Однако эта похвала принесла мне горькое разочарование. Мою четырнадцатилетнюю «любовную» и «медитативную» лирику, на которую я ставил свою главную ставку, Татьяна Львовна, по-видимому, отвергла, а стихи, которым я не придавал никакого значения и включил в свой рукописный сборник для полноты, стихи про моего кота-игруна и про медведя, ломящего сквозь чащу осеннего леса по густо нападавшему листу, одобрила.
Лишь много спустя я понял правоту Татьяны Львовны: то были стихи безыскусственные, но по крайности никем не подсказанные, выросшие из непосредственных наблюдений, и в них и впрямь была капелька «своего».
– Умей смотреть и умей слушать – это самое главное для писателя, – сказала мне в заключение нашей беседы Татьяна Львовна. – Остальное приложится.
Осенью 30-го года я приехал в Москву учиться. Был неповоротлив, несмел. Ходил в высоких сапогах, привлекая к себе презрительные взгляды некоторых моих товарищей и – что было мне особенно обидно – товарок по институту. Вскоре из Ленинграда в Москву приехала ненадолго Татьяна Львовна, и я снова увиделся с ней в том же самом ермоловском доме, в квартире Маргариты Николаевны. Робел я перед Татьяной Львовной ничуть не меньше, чем во Владыкине, и, хотя выглядел рядом с вей здоровенным детиной, мысленно смотрел на нее снизу вверх. Я задал ей с места в карьер трафаретный вопрос: над чем она сейчас трудится?
– Я только что закончила повесть для юношества о Розе Люксембург и привезла ее в Москву, – ответила Татьяна Львовна, – но боюсь, что пошлют меня с этой повестью к чертовой матери.
Кто читал дореволюционную Щепкину-Куперник и не знал ее лично, те пожалуй, усомнятся, могла ли она так выразиться. Однако ее разговорный язык отличался, и порою резко, от того, каким написана почти вся ее дореволюционная проза. В своих повестях и рассказах она сажала себя на языковую диету. Она словно дала обет во что бы то ни стало писать «красиво».
В разговоре она не чуралась вульгаризмов, не чуралась просторечия, нет-нет да и ввертывала вкусное народное словцо, по-московски вкусно его произносила или снижала эвфемизмы, к которым прибегали ее собеседники. «Красивость» лишь порой заплывала в поток ее устной речи. Та многоцветная языковая стихия, откуда целыми пригоршнями черпали Островский и Лесков, была отнюдь не чужда устной речи Щепкиной-Куперник. Кстати сказать, Островский принадлежал к числу любимых ее писателей. Словечки его героев не сходили у нее с языка. Я подолгу гащивал на даче у Маргариты Николаевны и Татьяны Львовны – то в Голицыне, то в Малаховке, и Татьяна Львовна часто обращалась ко мне, как тетка к Аркашке Счастдивцеву:
– Не пора ли тебе, душе своей погубитель, чай пить?
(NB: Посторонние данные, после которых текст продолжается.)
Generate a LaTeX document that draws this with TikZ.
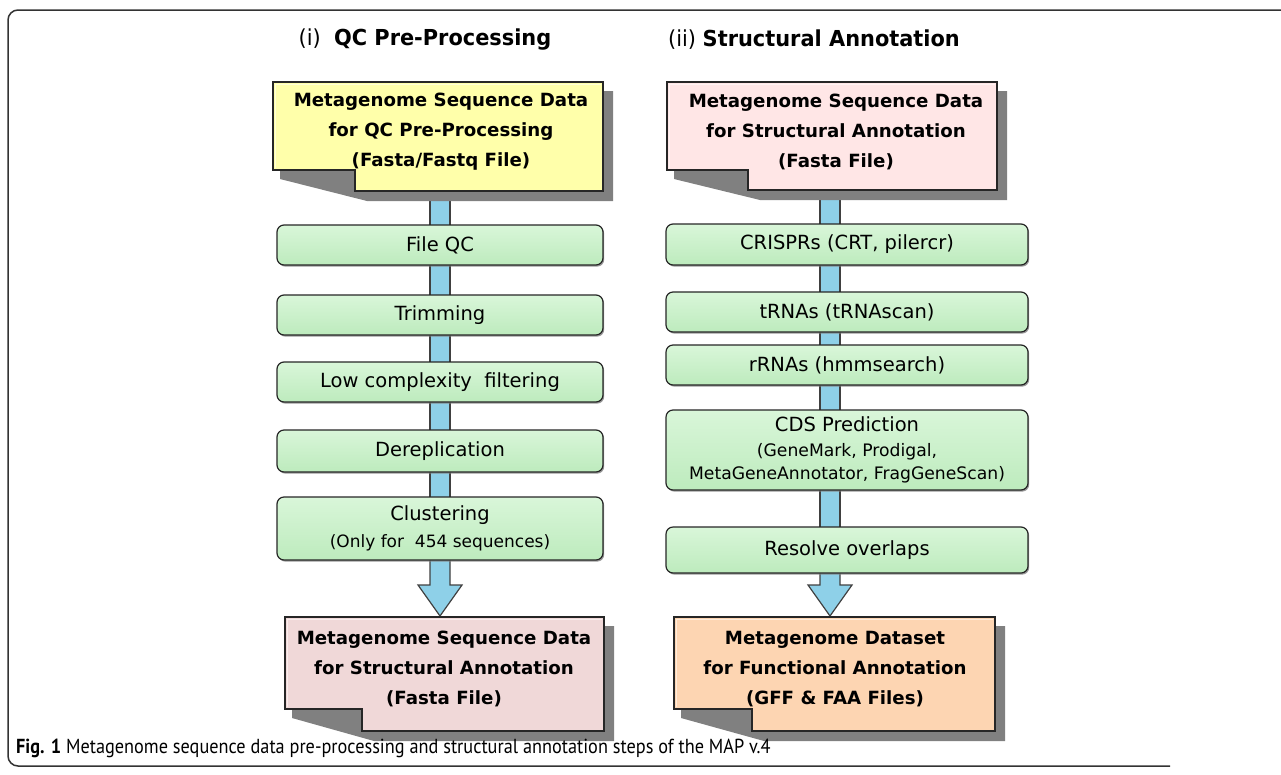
\documentclass[tikz,border=0pt]{standalone}
\usepackage{fontspec}
\setmainfont{DejaVu Sans}
\newfontfamily\capfont{PT Sans}
\usetikzlibrary{shadows,calc}
\pgfdeclarelayer{background}
\pgfsetlayers{background,main}
\definecolor{gtop}{HTML}{D9F6D9}
\definecolor{gbot}{HTML}{BDEBBD}
\definecolor{docyellow}{HTML}{FFFFAA}
\definecolor{docpink}{HTML}{FFE6E6}
\definecolor{docmauve}{HTML}{F0D8D8}
\definecolor{docpeach}{HTML}{FDD5B2}
\definecolor{stemblue}{HTML}{8ED0E8}
\definecolor{shadowgray}{HTML}{808080}
\definecolor{frameline}{HTML}{333333}
\newcommand\mydoc[7]{%
  \fill[shadowgray] (#1+7,#6) -- (#1+7,#6+9) -- (#5+12,#4+10) -- (#3+10,#4+10) -- (#3+10,#2+9) -- (#3,#2+9) -- (#3,#4) -- (#5,#4) -- (#5,#6) -- cycle;
  \filldraw[docline, fill=#7] (#1,#2) -- (#3,#2) -- (#3,#4) -- (#5,#4) -- (#5,#6) -- (#1,#6) -- cycle;
  \draw[white, opacity=0.55, line width=1.2pt] (#1+2.5,#6-2.5) -- (#1+2.5,#2+2.5) -- (#3-2.5,#2+2.5);
}
\begin{document}
\begin{tikzpicture}[x=1pt,y=-1pt,
  gbox/.style={draw=black!85, line width=1.2pt, rounded corners=7pt, top color=gtop, bottom color=gbot,
    align=center, inner sep=0pt, font=\fontsize{19.5}{27}\selectfont,
    drop shadow={shadow xshift=1.2pt, shadow yshift=-1.6pt, fill=black!50, opacity=0.8}},
  doctext/.style={align=center, inner sep=0pt, font=\fontsize{18.2}{30}\selectfont\bfseries},
  docline/.style={draw=black!85, line width=1.3pt},
  stem/.style={draw=black!75, line width=1.2pt, fill=stemblue},
  title/.style={inner sep=0pt, font=\fontsize{22}{25}\selectfont},
]
\useasboundingbox (0,0) rectangle (1281,774);
% frame
\draw[frameline, line width=1.5pt, rounded corners=10pt] (1282,10) -- (8,10) -- (8,766) -- (1170,766);

% titles
\node[title] (t1) at (425,40) {\scalebox{0.95}[1]{(i)\ \ \textbf{QC Pre-Processing}}};
\node[title] (t2) at (814,40) {\scalebox{0.95}[1]{(ii) \textbf{Structural Annotation}}};

% documents
\mydoc{273}{82}{603}{191}{355}{170}{docyellow}
\node[doctext] (d1) at (441,132) {Metagenome Sequence Data\\for QC Pre-Processing\\(Fasta/Fastq File)};
\mydoc{667}{82}{997}{190}{748}{170}{docpink}
\node[doctext] (d2) at (836,132) {Metagenome Sequence Data\\for Structural Annotation\\(Fasta File)};
\mydoc{285}{617}{604}{731}{362}{709}{docmauve}
\node[doctext] (d3) at (444,669) {Metagenome Sequence Data\\for Structural Annotation\\(Fasta File)};
\mydoc{674}{617}{995}{731}{752}{709}{docpeach}
\node[doctext] (d4) at (835,669) {Metagenome Dataset\\for Functional Annotation\\(GFF \& FAA Files)};

% anchor coordinates for stems
\coordinate (ltop) at (440,190);
\coordinate (lbot) at (440,616);
\coordinate (rtop) at (830,189);
\coordinate (rbot) at (830,616);

% green boxes
\node[gbox, minimum width=326pt, minimum height=40pt] (a1) at (440,245) {File QC};
\node[gbox, minimum width=326pt, minimum height=40pt] (a2) at (440,315) {Trimming};
\node[gbox, minimum width=326pt, minimum height=40pt] (a3) at (440,382) {Low complexity\ \ filtering};
\node[gbox, minimum width=326pt, minimum height=42pt] (a4) at (440,451) {Dereplication};
\node[gbox, minimum width=326pt, minimum height=63pt] (a5) at (440,528.5) {Clustering\\\fontsize{17}{27}\selectfont(Only for\ \ 454 sequences)};
\node[gbox, minimum width=362pt, minimum height=41pt] (b1) at (847,244.5) {CRISPRs (CRT, pilercr)};
\node[gbox, minimum width=362pt, minimum height=40pt] (b2) at (847,312) {tRNAs (tRNAscan)};
\node[gbox, minimum width=362pt, minimum height=40pt] (b3) at (847,365) {rRNAs (hmmsearch)};
\node[gbox, minimum width=362pt, minimum height=80pt] (b4) at (847,450) {CDS Prediction\\[-2pt]\fontsize{17.2}{22}\selectfont(GeneMark, Prodigal,\\[-4pt]\fontsize{17.2}{22}\selectfont MetaGeneAnnotator, FragGeneScan)};
\node[gbox, minimum width=362pt, minimum height=46pt] (b5) at (847,550) {Resolve overlaps};

% stems and arrows (behind)
\begin{pgfonlayer}{background}
  \filldraw[stem] ($(ltop)+(-10,0)$) rectangle ($(a5.south -| ltop)+(10,-4)$);
  \filldraw[stem] ($(a5.south -| lbot)+(-10,-4)$) -- ($(lbot)+(-10,-31)$) -- ($(lbot)+(-22,-31)$) -- (lbot)
     -- ($(lbot)+(22,-31)$) -- ($(lbot)+(10,-31)$) -- ($(a5.south -| lbot)+(10,-4)$);
  \filldraw[stem] ($(rtop)+(-10,0)$) rectangle ($(b5.south -| rtop)+(10,-4)$);
  \filldraw[stem] ($(b5.south -| rbot)+(-10,-4)$) -- ($(rbot)+(-10,-31)$) -- ($(rbot)+(-22,-31)$) -- (rbot)
     -- ($(rbot)+(22,-31)$) -- ($(rbot)+(10,-31)$) -- ($(b5.south -| rbot)+(10,-4)$);
\end{pgfonlayer}

% caption
\node[anchor=west, inner sep=0pt] (cap) at (16,748) {\scalebox{0.9}[1]{\capfont\fontsize{20.3}{22}\selectfont\textbf{Fig. 1} Metagenome sequence data pre-processing and structural annotation steps of the MAP v.4}};
\end{tikzpicture}
\end{document}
– Шел бы ты, душе своей погубитель, перед обедом погулять.
Уютная, гостеприимная хозяйка, в иных случаях обнаруживавшая незаурядное кулинарное мастерство, она давала изготовленным ею блюдам «раешные» названия, то ли подслушанные у народа, то ли придуманные ею самой в подражание народным:
– Кушайте, пожалуйста, гости дорогие! Вот рагу «Не пожелаешь и врагу».
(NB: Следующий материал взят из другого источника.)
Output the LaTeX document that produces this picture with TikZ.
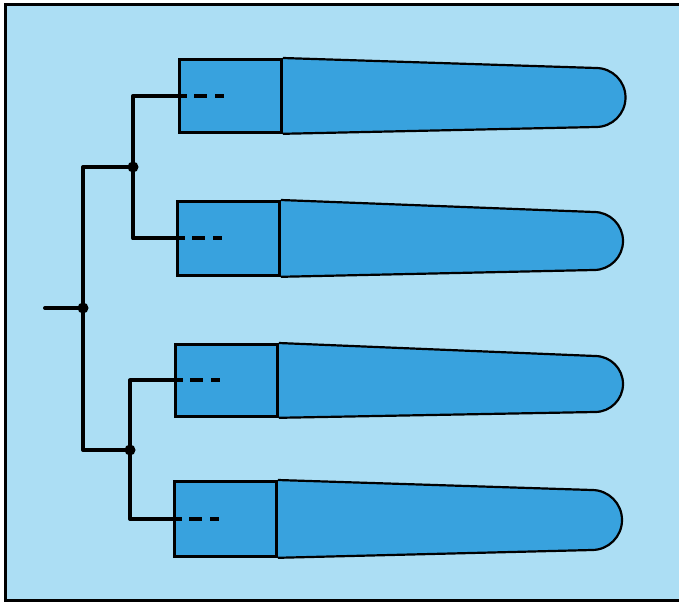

Повесть о Розе Люксембург не была напечатана. Пьеса «Голубой цветок» тоже не увидела свет. Не увидел свет, несмотря на хлопоты Тарле, и второй том «Дней моей жизни». Еще во Владыкине в 1926 году, в разгар НЭПа, Татьяна Львовна говорила мне:
– Моя песенка спета. В прошлом году я ездила на пароходе по Волге. Редактор одного ленинградского журнала предложил мне написать очерки о моей поездке. Я подумала, подумала – и отказалась. О чем бы я должна была писать? О том, что народ спивается, о том, что в сущности все осталось по-прежнему: новые господа кутят в ресторане, а голь ютится в третьем классе, и в ресторан ей дороги нет – там «которые почище». Вот тебе и равноправие. Стоило ли совершать революцию?